A bem da verdade, esforçamo-nos para não enxergar o segregacionismo latente de nossa sociedade, evidenciado, por exemplo, nas elevadas taxas de homicídios dos quais são vítimas os jovens negros e pobres (e que deveriam causar não só o maior dos assombros, como, também, uma efetiva mudança de postura estatal), não restando outra alternativa senão o recurso ao exemplos acima citados, talvez capazes de nos causar uma mínima comoção, ainda que por identidade.
Atualmente, existe a reserva de assentos em transportes coletivos, por da Lei Federal n. 10.048/2000, para idosos, gestantes, gestantes, portadores de deficiência e pessoas acompanhadas por crianças de colo. A segregação social, porém, encarrega-se de reservar não só os assentos, como também os poucos, espremidos e disputados centímetros quadrados de assoalho dos transportes públicos de péssima qualidade aos seus verdadeiros usuários.
Embora a geração brasileira de Rosa Parks tenha sido tapeada com a entrega de quase a totalidade dos assentos nos transportes públicos, a verdade é que a segregação se acentuou. Os que se sentavam nos bancos dianteiros não mais se misturam com os demais usuários dos transportes coletivos, porque agora se isolam definitivamente em seus carros de passeio.
E já que falamos em ilusão, oportuna a referência ao símbolo máximo das aspirações sociais, os shoppings centers, os quais recentemente terminaram sendo imaculados pela presença indesejável no seu interior da turba que integra os “rolezinhos”.
Ora, se agora não mais havia o compartilhamento dos transportes coletivos, após a autonomia isolacionista derivada da aquisição dos carros de passeio, por que haveriam de conviver nos corredores cleans dos shoppings centers, onde os sonhos de consumo e realização estão estampados nas vitrines e ao seu alcance. E dentre aqueles sonhos expostos com toda publicidade, certamente não figuram - e tampouco desejam como tal - a convivência diversificada e plural.
A reunião de jovens de classe baixa nos corredores dos templos do consumo, previamente agendada nas redes sociais, não só desagradou, como também causou espécie aos integrantes daqueles habitats naturais. Não pelo ímpeto e vivacidade das algazarras típicas da puberdade, mas sim pela simples presença naqueles locais.
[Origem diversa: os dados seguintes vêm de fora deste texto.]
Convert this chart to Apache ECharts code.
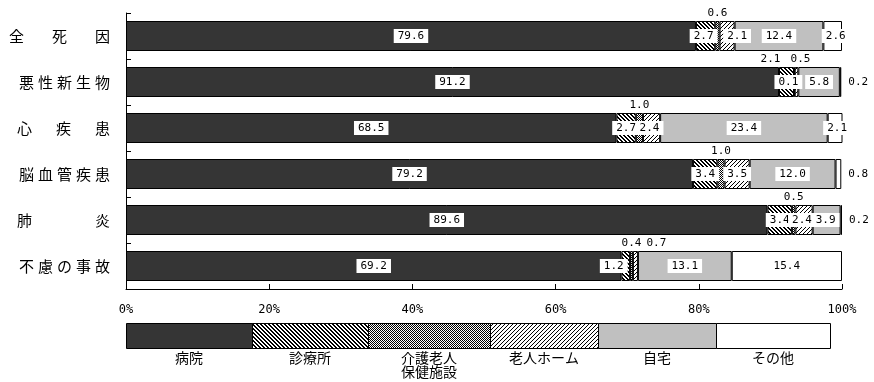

Nenhum alvoroço teria causado a lojistas e frequentadores se o “rolezinho” fosse de estudantes de escolas tradicionais bilíngues.
Nenhuma surpresa, portanto, que o restabelecimento da ordem natural das coisas tenha sido obtido não através da força, mas sim, à semelhança daquelas sociedades segregacionistas, através de uma ordem judicial, sob o albergue da lei.
Haverá quem diga, todavia, que a Constituição Federal assegura o direito à reunião de forma clarividente, em seu artigo 5º, XVI: “ todos podem reunir-se pacificamente, sem armas, em locais abertos ao público, independentemente de autorização, desde que não frustrem outra reunião anteriormente convocada para o mesmo local, sendo apenas exigido prévio aviso à autoridade competente”.
Contudo, de uma simples leitura da decisão liminar proferida pelo Estado-juiz, observa-se um suposto desiderato de se impor limites ao direito de reunião, como forma de salvaguardar o direito à propriedade privada e ao exercício da profissão alheia, adotando uma solução que, ao fim e ao cabo, simplesmente tolheu, em absoluto, o seu próprio exercício, ao proibir manifestações nos limites da parte interior e exterior dos estabelecimentos.
Decerto, não fomos arrebatados por uma comoção grave de repercussão nacional, mas a solução encontrada para obstar o “rolezinho” foi, em pleno tempo de paz, a adoção de medida drástica digna de estado de sítio. Basta ler o art. 139, IV, da Constituição da República, para dissipar qualquer tentativa de atribuição de sensacionalismo a esta afirmação.
O direito à reunião, a toda evidência, não pertence a todos, trata-se de uma ilusão semeada também em outros verbetes como “democracia”, “liberdade”, “igualdade” e no extenso rol dos demais direitos e garantias previstos em um documento solene, outrora proclamado efusivamente por uma Assembleia Constituinte subsequente a duas décadas de regime autoritário.
Afinal, de longa data já lecionava Ferdinand Lassale que “os fatores reais de poder que atuam no seio de cada sociedade são essa força ativa e eficaz que informa todas as leis e instituições jurídicas vigentes, determinando que não possam ser, em substância, a não ser tal e qual elas são”.
Em outros termos, embora tenhamos um texto constitucional escrito com pretensão democrática, de pouca valia terá essa folha de papel, haja vista que a outorga de direitos fundamentais é meramente diplomática. A concretização de seu conteúdo nunca interessou, porque jamais foi o propósito das forças políticas vigentes.
Isto explica o fato de a nossa Magna Carta proclamar a igualdade perante a lei, embora alguns espaços de convivência e lazer não sejam acessíveis a todos. Do mesmo modo, prosseguimos enaltecendo a história de Madiba, sem prestigiar a sua causa. Curtimos a sua luta, sem compartilhar dos seus ideais.